VW hopes new software will banish accidents by 2050

By REUTERS | 13 March 2020


BERLIN: Volkswagen will launch a new software operating system this year that it hopes will make accidents involving its cars a thing of the past by 2050, the company said.

Next-generation cars will be equipped with software, sensors and processors that enable vehicles to anticipate and avoid accidents, and to keep learning new reflexes, the German car brand’s strategy chief Michael Jost said in Berlin.

“We want to have no more accidents by 2050,” he said.

The new software-based vehicle operating system, which is being launched with Volkswagen’s new ID:3 electric car, will be continually updated as software algorithms improve, Jost said.

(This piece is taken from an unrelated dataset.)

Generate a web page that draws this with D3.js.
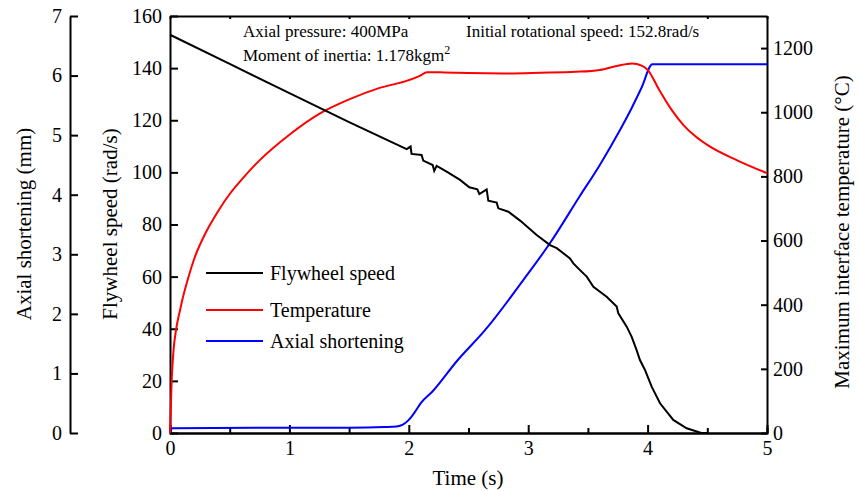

“How quickly can data and algorithms improve? Our customers should benefit from deep learning every week, and every day. We are moving from being a device company to being a software company,” he said.

First-generation cars, which are due to go on sale in Europe in the summer, are still being tweaked, said Thomas Ulbrich, the VW brand’s board member responsible for electromobility.

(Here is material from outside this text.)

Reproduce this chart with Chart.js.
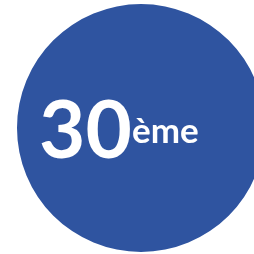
<!DOCTYPE html>
<html>
<head>
<meta charset="utf-8">
<script src="https://cdn.jsdelivr.net/npm/chart.js@4"></script>
<style>
  html, body { margin: 0; padding: 0; background: #ffffff; overflow: hidden; width: 254px; height: 254px; }
  #wrap { position: absolute; left: 0; top: 0; width: 282px; height: 254px; }
</style>
</head>
<body>
<div id="wrap"><canvas id="c"></canvas></div>
<script>
const categories = ['Rang'];
const values = [30];
const rankNumber = '30';
const rankSuffix = 'ème';
const sliceColors = ['#2F54A0'];

const rankText = {
  id: 'rankText',
  afterDraw(chart) {
    const ctx = chart.ctx;
    ctx.save();
    ctx.fillStyle = '#ffffff';
    ctx.textBaseline = 'alphabetic';
    ctx.textAlign = 'left';
    ctx.font = 'bold 80px Lato';
    ctx.fillText(rankNumber, 39, 158);
    ctx.font = 'bold 35px Lato';
    ctx.fillText(rankSuffix, 132, 143);
    ctx.restore();
  }
};

new Chart(document.getElementById('c'), {
  type: 'pie',
  data: {
    labels: categories,
    datasets: [{ data: values, backgroundColor: sliceColors, borderWidth: 0 }]
  },
  options: {
    responsive: true,
    maintainAspectRatio: false,
    animation: false,
    layout: { padding: { top: 4, bottom: 2, left: 17, right: 17 } },
    plugins: { legend: { display: false }, tooltip: { enabled: false } }
  },
  plugins: [rankText]
});
</script>
</body>
</html>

“We are not yet at 100%,” Ulbrich said about the status of the ID:3’s software development. “It is normal that there are still technical tasks to be done shortly before market launch.”

The ID:3 will cost from €24,000 (RM115,000), once green car tax breaks and incentives are included, when it goes on sale in Germany this summer.

That will put it on a par with VW’s combustion-engined vehicles, and forms part of a big expansion by the company in electric cars.



The VW brand expects to build 1.5 million electric cars by 2025. Volkswagen Group, whose brands also include Porsche, Audi, Skoda, Bentley and Bugatti, will launch 75 electric cars by 2029 and be capable of building 26 million vehicles.

Jost also said that the current low oil prices would not detract it from going all-out for electric vehicles, according to a Bloomberg report.

VW will start developing its last mass-market technology for combustion-engine cars in 2026 as it expects sales of new petrol-powered vehicles to begin fading out around 2040, said Jost.

The current oil price development is "one of those dips that last a month, or some months or maybe a year,” but in the longer run oil "won’t get cheaper,” Jost said. "We have a clear commitment to become CO2 neutral by 2050 and there is no alternative to our electric-car strategy to achieve this."